Note to self: Look at me! Look at how I am staying true to myself and honest and managing my day, my illness, my relationships with my family members! (My sisters were shocked at my e-mail last night--"what are you doing drumming up [social] business?")Look at me! I am so proud of myself! I reached out yesterday even though it was a risk. I readied myself to go this morning even though I was scared. And I made my decision not to go, APART from my fear. I even had a conversation with my sister about our aging parents and spoke clearly and honestly, rather than just agreeing with everything she said. It's a beautiful thing, feeling human. I have seen and heard myself, I have not forgotten about myself.

Of course, this scares me the most.

Signing off.

In the beginning

There are so many potential beginnings to my story that I will only attend to one at this moment--the creation of this blog. It was advertised to take only 5 minutes to create; I have been sitting here on this couch for at least an hour (and I really have to go to the bathroom!)

You see, I was promised by my therapist, one of the behavioral sorts, that this could be an anonymous, comment free venture, yet he wasn't quite sure how to go about it so the complete creation has landed in my lap. To do this, I have to have it be completely anonymous, otherwise my words will never make it "out there" at all; I have too many fears of being completely abandoned and ostracized by family and friends and even an entire hospital staff should my true thoughts be known. This has been what has kept me drowning in thirty years of handwritten journals and file after file on my computer of journals and some fictions and scads of polished memories I call "moments." You see, a lot of this stuff is incinderary. Angry. Critical. Even hateful. Often hateful.

So here comes one beginning. As I was sitting in an aqua pleather reclininer one late afternoon in the admitting unit of my local psychiatric hospital a couple months ago, it struck me "I have had a rich life." Rich? Rich? What word choice to have come bubbling up from the netherlands of my soul. I've identified with "horrible," "lonely," "devestated," "full of suffering," "lost," and the list goes on. But "rich?" How wonderful! And really, how true.

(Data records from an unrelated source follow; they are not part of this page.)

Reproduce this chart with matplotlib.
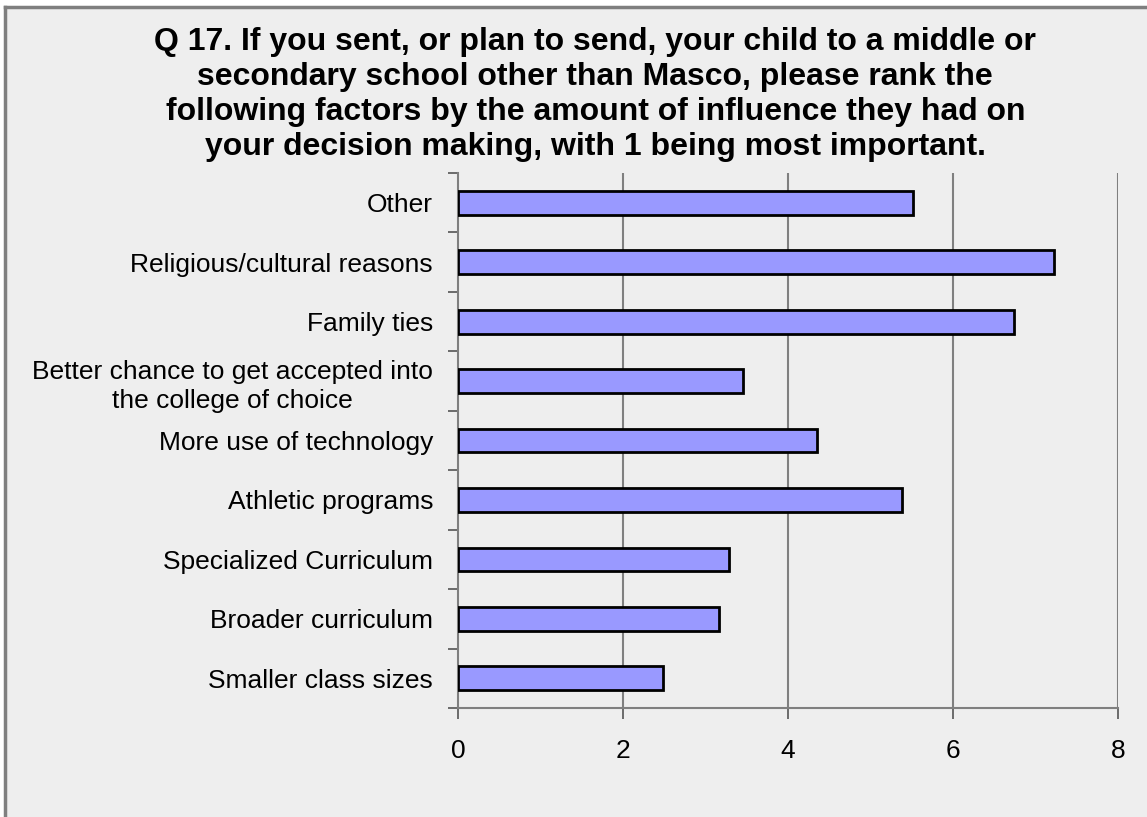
import numpy as np
import matplotlib.pyplot as plt
from matplotlib.lines import Line2D

plt.rcParams['font.family'] = ['Liberation Sans', 'DejaVu Sans']

# Factors, listed bottom to top
factors = [
    'Smaller class sizes',
    'Broader curriculum',
    'Specialized Curriculum',
    'Athletic programs',
    'More use of technology',
    'Better chance to get accepted into\nthe college of choice',
    'Family ties',
    'Religious/cultural reasons',
    'Other',
]
avg_rank = [2.49, 3.16, 3.29, 5.38, 4.35, 3.46, 6.74, 7.22, 5.51]
xticks = [0, 2, 4, 6, 8]

title = ('Q 17. If you sent, or plan to send, your child to a middle or\n'
         'secondary school other than Masco, please rank the\n'
         'following factors by the amount of influence they had on\n'
         'your decision making, with 1 being most important.')

bg = '#eeeeee'
grey = '#7f7f7f'

fig = plt.figure(figsize=(11.47, 8.17), dpi=100, facecolor='white')

# panel background with a grey border on the top and left edges
fig.patches.append(plt.Rectangle((5 / 1147, 0), 1, 1 - 7 / 817,
                                 transform=fig.transFigure, facecolor=bg,
                                 edgecolor='none', zorder=-1))
fig.lines.append(Line2D([5 / 1147, 1], [1 - 7 / 817, 1 - 7 / 817],
                        transform=fig.transFigure, color=grey, lw=2.5))
fig.lines.append(Line2D([5 / 1147, 5 / 1147], [0, 1 - 7 / 817],
                        transform=fig.transFigure, color=grey, lw=2.5))

ax = fig.add_axes([458 / 1147, 109 / 817, 660 / 1147, 535 / 817])
ax.set_facecolor(bg)

y = np.arange(len(factors))
ax.barh(y, avg_rank, height=0.4, color='#9999ff', edgecolor='black',
        linewidth=2, zorder=3)

ax.set_xlim(0, 8)
ax.set_ylim(-0.5, len(factors) - 0.5)
ax.set_xticks(xticks)
ax.set_xticklabels([str(t) for t in xticks], fontsize=19)
ax.set_yticks(y)
ax.set_yticklabels(factors, fontsize=19)
for lbl in ax.get_yticklabels():
    lbl.set_multialignment('center')
    lbl.set_linespacing(1.3)
ax.set_yticks(np.arange(-0.5, len(factors), 1), minor=True)

ax.tick_params(axis='y', which='major', length=0, pad=18)
ax.tick_params(axis='y', which='minor', length=7, width=1.2, color='#555555',
               direction='out')
ax.tick_params(axis='x', length=8, width=1.2, color='#555555', pad=14)

for s in ['top', 'right']:
    ax.spines[s].set_visible(False)
for s in ['left', 'bottom']:
    ax.spines[s].set_color(grey)
    ax.spines[s].set_linewidth(1.5)

for t in xticks[1:]:
    ax.axvline(t, color=grey, lw=1.5, zorder=1)

fig.text(0.519, 0.967, title, ha='center', va='top', fontsize=23,
         fontweight='bold', linespacing=1.22)

fig.savefig('out.png', dpi=100, facecolor='white')
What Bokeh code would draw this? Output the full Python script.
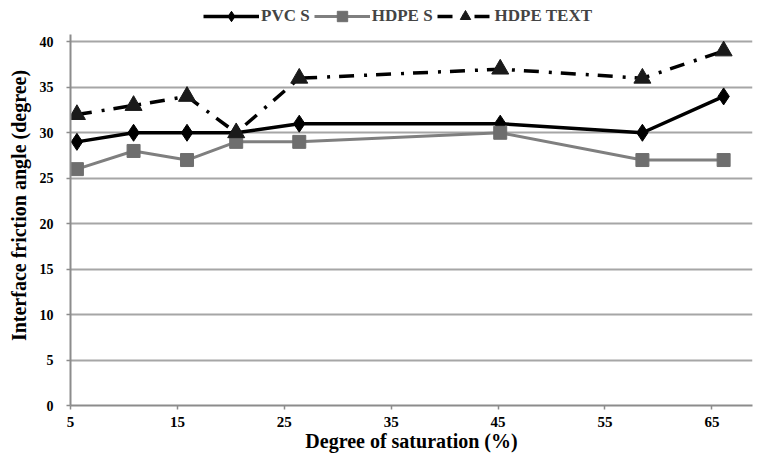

But how to write about it. How to shove the needle of my emotional compass so very slightly to the East where the sun rises. How to get the whole picture. I just can't seem to do it on paper that will just end up stuck in a Whole Foods bag with all my other journals (aside from the cases in storage miles away) under my decreptit bed. This has to go somewhere. To someone. To you who is reading this. A chronicle of my life as it truely is. Down's. Up's. Days when it takes me four tries to park my car at my psyhiatrists office because each space seems a really dangerous place to leave my car. Moments when I feel strong and proud. My morning walks that are filled, in my minds eye, with police bearing down on my, questioning me hard, arresting me, because I stepped off the curb a moment before the white man appeared in the traffic light. The sadness and isolation of living in a mind that is almost completely deluded as to the intentions and meaning of other peoples words or gestures or silences. Living a life that is bent on protecting myself from all these dangers, whether real or imagined. The frustration of understanding it all but not being able to escape it. And so on.

Each day, I've said lately, is a work of art. I will be sharing my art with you.

And so I have begun. The intention is set. The blog is anonymous ( I really hope.) And you are welcomed on board.